# EXTRACTED ENTRIES:

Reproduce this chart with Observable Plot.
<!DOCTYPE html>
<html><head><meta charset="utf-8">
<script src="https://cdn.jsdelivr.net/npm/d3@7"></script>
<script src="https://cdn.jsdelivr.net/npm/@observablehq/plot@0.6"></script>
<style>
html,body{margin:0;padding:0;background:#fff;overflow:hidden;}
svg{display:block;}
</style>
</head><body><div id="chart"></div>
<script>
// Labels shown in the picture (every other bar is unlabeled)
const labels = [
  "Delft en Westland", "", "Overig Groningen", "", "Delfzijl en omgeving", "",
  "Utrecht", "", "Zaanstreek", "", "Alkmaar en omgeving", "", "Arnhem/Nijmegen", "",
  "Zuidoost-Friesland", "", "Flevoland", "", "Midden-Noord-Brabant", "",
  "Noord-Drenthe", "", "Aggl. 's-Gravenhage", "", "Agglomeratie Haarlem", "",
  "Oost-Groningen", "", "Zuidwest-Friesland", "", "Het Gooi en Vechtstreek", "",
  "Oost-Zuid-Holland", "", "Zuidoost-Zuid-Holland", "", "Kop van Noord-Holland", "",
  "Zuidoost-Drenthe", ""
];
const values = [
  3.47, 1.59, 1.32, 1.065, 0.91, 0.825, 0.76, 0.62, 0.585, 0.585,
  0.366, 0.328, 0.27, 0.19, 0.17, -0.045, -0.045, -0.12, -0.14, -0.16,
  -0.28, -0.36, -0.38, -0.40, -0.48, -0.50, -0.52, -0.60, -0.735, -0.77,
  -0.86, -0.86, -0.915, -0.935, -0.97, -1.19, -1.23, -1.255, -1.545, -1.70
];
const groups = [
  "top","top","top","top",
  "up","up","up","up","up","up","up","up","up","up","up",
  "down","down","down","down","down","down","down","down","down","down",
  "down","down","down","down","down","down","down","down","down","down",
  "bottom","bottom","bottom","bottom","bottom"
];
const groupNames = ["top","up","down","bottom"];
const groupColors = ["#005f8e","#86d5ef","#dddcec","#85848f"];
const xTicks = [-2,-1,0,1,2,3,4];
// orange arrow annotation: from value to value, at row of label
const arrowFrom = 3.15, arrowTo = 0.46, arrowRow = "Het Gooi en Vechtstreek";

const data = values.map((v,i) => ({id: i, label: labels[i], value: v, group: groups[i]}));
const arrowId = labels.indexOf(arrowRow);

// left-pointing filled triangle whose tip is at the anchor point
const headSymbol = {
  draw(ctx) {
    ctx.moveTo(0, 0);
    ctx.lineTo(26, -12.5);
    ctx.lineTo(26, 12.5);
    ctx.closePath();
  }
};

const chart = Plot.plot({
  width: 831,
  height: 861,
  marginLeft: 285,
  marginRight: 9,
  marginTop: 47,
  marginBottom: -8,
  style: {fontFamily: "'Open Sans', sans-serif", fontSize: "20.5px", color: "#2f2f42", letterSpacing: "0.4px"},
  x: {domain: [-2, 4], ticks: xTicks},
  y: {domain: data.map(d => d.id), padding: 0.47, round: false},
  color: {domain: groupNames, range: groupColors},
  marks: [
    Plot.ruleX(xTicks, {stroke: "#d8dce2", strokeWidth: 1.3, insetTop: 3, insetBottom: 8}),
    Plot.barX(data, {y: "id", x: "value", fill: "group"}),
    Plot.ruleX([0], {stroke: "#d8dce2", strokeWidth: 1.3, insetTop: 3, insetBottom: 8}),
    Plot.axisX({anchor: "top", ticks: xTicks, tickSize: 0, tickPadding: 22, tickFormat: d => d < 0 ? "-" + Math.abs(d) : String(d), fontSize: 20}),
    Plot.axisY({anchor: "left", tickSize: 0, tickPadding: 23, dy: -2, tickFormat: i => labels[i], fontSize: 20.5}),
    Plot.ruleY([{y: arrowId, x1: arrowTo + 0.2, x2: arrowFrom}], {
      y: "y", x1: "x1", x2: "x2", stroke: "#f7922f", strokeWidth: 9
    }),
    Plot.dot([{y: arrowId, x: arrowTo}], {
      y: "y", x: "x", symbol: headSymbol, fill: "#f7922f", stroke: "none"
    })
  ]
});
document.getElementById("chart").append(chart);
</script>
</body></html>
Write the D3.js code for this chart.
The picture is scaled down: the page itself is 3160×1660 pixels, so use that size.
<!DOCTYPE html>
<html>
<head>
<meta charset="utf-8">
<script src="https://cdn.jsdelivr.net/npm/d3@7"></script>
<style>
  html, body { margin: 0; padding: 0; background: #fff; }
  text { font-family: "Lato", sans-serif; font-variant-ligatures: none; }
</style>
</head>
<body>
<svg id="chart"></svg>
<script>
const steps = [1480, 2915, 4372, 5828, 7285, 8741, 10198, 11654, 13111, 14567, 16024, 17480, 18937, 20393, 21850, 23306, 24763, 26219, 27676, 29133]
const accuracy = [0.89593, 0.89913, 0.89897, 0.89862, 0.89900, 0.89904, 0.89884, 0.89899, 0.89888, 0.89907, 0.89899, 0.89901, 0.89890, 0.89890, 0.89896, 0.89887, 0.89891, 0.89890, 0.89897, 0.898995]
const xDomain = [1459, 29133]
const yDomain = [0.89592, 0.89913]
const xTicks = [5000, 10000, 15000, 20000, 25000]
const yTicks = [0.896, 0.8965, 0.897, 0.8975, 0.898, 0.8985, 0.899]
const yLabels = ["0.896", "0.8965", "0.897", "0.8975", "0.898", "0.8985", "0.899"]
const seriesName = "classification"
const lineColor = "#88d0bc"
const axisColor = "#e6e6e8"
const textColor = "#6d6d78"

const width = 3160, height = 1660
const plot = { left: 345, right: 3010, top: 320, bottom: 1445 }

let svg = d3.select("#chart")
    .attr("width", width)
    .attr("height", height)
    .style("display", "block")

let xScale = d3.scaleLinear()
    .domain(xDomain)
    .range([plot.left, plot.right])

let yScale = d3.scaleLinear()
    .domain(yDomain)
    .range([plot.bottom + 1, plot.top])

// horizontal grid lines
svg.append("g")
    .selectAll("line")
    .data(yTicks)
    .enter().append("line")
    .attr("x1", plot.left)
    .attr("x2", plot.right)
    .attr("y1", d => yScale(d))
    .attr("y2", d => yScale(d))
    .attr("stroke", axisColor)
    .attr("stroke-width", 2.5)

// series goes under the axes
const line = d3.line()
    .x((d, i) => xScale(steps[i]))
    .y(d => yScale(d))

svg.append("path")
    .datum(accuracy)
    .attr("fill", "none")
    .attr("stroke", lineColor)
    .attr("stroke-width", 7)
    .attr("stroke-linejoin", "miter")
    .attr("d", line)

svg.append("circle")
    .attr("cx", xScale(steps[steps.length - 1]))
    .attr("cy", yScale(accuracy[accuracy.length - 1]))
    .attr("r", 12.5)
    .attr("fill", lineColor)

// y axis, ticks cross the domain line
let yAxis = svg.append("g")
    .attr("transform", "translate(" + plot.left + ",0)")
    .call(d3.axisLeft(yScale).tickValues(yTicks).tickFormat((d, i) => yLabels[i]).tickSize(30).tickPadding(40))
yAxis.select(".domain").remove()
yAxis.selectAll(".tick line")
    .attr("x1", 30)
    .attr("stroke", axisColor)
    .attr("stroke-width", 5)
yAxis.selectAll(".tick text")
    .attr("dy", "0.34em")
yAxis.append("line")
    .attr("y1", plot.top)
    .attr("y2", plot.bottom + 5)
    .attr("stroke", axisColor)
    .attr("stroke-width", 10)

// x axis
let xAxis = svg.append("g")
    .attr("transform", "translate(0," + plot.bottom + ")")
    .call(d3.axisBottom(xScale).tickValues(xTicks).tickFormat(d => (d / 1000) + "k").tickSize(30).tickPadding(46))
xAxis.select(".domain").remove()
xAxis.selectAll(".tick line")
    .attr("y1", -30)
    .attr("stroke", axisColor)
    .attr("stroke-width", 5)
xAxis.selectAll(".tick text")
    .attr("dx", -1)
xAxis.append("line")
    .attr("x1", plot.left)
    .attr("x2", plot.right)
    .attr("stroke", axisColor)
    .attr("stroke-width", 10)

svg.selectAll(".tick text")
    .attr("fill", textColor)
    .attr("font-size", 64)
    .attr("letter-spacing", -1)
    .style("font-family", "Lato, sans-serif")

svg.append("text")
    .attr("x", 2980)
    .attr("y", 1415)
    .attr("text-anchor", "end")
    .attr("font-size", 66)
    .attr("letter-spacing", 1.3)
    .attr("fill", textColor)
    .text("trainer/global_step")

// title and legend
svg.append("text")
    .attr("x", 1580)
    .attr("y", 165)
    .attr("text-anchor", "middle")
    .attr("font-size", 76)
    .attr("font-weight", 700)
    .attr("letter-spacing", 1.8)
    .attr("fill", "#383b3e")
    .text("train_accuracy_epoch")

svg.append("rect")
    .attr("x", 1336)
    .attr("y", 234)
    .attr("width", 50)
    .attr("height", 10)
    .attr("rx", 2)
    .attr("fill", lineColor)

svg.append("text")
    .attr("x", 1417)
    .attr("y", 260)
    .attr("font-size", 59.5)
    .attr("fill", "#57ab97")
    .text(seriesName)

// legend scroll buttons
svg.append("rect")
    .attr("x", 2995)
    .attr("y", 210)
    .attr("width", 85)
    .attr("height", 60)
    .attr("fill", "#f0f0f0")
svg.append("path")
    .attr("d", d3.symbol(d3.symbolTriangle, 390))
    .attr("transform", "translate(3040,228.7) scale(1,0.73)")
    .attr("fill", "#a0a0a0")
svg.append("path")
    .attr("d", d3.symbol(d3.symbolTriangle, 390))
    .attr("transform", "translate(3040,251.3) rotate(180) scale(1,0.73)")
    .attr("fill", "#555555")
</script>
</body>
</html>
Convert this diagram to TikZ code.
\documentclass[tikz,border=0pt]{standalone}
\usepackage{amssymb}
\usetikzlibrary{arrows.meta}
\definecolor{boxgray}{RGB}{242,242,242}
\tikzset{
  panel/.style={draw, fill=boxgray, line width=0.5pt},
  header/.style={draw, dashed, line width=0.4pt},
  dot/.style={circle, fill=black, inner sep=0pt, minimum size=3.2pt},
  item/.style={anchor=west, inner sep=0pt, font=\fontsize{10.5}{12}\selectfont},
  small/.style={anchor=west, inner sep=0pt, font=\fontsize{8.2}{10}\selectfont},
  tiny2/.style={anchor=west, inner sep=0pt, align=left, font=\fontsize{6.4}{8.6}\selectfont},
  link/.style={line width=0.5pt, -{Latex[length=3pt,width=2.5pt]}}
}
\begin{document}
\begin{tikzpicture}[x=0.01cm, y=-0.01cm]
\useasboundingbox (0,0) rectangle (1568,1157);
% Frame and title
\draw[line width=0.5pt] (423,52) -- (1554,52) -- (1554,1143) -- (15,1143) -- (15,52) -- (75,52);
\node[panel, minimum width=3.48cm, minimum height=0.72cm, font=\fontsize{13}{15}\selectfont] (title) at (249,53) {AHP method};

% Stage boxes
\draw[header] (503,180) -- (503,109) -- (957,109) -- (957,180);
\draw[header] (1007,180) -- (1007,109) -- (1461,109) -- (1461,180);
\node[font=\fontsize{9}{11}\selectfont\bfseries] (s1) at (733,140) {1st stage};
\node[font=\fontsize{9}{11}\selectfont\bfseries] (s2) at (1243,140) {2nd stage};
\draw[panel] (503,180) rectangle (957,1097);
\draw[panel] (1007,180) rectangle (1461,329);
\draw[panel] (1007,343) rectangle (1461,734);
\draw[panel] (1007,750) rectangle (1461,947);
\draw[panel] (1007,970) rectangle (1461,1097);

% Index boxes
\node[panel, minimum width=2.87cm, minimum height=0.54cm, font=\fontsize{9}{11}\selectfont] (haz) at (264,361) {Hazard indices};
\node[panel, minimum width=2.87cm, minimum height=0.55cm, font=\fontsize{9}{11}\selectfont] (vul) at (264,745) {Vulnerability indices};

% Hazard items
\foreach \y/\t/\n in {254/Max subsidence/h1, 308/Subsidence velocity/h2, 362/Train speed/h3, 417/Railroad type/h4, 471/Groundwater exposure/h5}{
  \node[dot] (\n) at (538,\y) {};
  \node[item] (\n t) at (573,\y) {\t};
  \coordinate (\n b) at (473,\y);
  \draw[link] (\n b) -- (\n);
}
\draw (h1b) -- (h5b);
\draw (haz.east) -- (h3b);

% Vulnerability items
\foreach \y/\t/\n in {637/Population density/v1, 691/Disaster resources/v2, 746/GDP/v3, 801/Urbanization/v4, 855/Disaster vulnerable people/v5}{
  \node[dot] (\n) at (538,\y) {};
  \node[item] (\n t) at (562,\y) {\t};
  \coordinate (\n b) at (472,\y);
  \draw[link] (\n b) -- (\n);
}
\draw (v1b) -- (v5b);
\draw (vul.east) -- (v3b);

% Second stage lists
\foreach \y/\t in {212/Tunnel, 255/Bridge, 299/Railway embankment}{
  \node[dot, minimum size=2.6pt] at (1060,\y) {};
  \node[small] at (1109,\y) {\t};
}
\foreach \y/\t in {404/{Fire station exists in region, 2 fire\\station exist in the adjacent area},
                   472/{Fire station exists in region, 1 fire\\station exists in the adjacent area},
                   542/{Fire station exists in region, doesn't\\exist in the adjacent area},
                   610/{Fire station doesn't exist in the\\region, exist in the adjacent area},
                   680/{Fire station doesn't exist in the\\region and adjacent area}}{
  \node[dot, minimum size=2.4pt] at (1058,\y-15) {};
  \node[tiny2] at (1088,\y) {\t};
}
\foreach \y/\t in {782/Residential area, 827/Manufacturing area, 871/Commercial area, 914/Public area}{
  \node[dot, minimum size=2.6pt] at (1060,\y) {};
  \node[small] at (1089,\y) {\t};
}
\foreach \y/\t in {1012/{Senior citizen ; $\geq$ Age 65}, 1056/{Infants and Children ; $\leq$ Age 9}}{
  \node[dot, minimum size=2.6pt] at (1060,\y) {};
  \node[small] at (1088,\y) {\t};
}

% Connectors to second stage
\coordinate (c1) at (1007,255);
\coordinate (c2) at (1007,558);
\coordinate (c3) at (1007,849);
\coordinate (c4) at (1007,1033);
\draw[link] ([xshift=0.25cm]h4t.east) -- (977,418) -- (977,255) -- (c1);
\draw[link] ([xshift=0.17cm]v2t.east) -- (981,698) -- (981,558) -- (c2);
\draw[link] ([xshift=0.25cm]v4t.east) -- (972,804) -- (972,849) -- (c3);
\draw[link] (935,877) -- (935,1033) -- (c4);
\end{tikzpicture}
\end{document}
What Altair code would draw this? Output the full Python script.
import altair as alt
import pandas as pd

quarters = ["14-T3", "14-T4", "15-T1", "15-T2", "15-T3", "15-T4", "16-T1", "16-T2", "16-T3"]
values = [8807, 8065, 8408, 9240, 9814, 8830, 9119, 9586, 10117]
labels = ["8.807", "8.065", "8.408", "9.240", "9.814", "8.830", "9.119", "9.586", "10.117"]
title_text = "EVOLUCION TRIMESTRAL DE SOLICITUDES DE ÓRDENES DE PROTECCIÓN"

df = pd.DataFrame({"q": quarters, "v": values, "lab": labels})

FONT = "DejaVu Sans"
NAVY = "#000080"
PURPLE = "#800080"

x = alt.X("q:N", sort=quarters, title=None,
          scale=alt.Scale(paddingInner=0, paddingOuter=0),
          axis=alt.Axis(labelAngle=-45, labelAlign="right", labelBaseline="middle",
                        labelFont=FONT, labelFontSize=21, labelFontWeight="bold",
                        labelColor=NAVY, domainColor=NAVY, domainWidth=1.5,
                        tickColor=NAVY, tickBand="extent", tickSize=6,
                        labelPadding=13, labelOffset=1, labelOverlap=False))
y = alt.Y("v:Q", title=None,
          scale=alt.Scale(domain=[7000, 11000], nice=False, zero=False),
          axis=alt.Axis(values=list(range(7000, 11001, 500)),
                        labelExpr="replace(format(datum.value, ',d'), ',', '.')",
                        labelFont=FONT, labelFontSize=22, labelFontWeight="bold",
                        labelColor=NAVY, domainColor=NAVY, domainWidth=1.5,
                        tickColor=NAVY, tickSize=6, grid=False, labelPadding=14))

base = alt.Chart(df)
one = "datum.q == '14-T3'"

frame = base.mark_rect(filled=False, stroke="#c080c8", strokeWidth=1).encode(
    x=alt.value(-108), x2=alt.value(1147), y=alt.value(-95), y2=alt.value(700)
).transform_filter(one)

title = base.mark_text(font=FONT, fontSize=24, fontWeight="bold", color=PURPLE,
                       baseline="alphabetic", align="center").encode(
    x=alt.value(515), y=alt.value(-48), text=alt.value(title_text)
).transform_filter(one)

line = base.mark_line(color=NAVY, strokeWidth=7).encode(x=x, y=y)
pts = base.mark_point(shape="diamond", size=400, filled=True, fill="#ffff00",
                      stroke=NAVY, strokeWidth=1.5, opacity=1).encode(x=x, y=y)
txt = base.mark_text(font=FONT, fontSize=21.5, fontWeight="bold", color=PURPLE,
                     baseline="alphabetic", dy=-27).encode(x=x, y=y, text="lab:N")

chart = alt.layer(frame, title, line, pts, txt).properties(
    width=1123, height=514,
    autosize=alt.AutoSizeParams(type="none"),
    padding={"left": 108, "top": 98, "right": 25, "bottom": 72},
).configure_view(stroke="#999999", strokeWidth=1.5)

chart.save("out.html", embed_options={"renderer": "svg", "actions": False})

# WHAT TO PRODUCE:
Look above for the line containing "Convert this diagram to TikZ code.". Output from there through the line containing "(vul) at (264,745)", exactly and inclusively.

# FULL ANSWER:
Convert this diagram to TikZ code.
\documentclass[tikz,border=0pt]{standalone}
\usepackage{amssymb}
\usetikzlibrary{arrows.meta}
\definecolor{boxgray}{RGB}{242,242,242}
\tikzset{
  panel/.style={draw, fill=boxgray, line width=0.5pt},
  header/.style={draw, dashed, line width=0.4pt},
  dot/.style={circle, fill=black, inner sep=0pt, minimum size=3.2pt},
  item/.style={anchor=west, inner sep=0pt, font=\fontsize{10.5}{12}\selectfont},
  small/.style={anchor=west, inner sep=0pt, font=\fontsize{8.2}{10}\selectfont},
  tiny2/.style={anchor=west, inner sep=0pt, align=left, font=\fontsize{6.4}{8.6}\selectfont},
  link/.style={line width=0.5pt, -{Latex[length=3pt,width=2.5pt]}}
}
\begin{document}
\begin{tikzpicture}[x=0.01cm, y=-0.01cm]
\useasboundingbox (0,0) rectangle (1568,1157);
% Frame and title
\draw[line width=0.5pt] (423,52) -- (1554,52) -- (1554,1143) -- (15,1143) -- (15,52) -- (75,52);
\node[panel, minimum width=3.48cm, minimum height=0.72cm, font=\fontsize{13}{15}\selectfont] (title) at (249,53) {AHP method};

% Stage boxes
\draw[header] (503,180) -- (503,109) -- (957,109) -- (957,180);
\draw[header] (1007,180) -- (1007,109) -- (1461,109) -- (1461,180);
\node[font=\fontsize{9}{11}\selectfont\bfseries] (s1) at (733,140) {1st stage};
\node[font=\fontsize{9}{11}\selectfont\bfseries] (s2) at (1243,140) {2nd stage};
\draw[panel] (503,180) rectangle (957,1097);
\draw[panel] (1007,180) rectangle (1461,329);
\draw[panel] (1007,343) rectangle (1461,734);
\draw[panel] (1007,750) rectangle (1461,947);
\draw[panel] (1007,970) rectangle (1461,1097);

% Index boxes
\node[panel, minimum width=2.87cm, minimum height=0.54cm, font=\fontsize{9}{11}\selectfont] (haz) at (264,361) {Hazard indices};
\node[panel, minimum width=2.87cm, minimum height=0.55cm, font=\fontsize{9}{11}\selectfont] (vul) at (264,745) {Vulnerability indices};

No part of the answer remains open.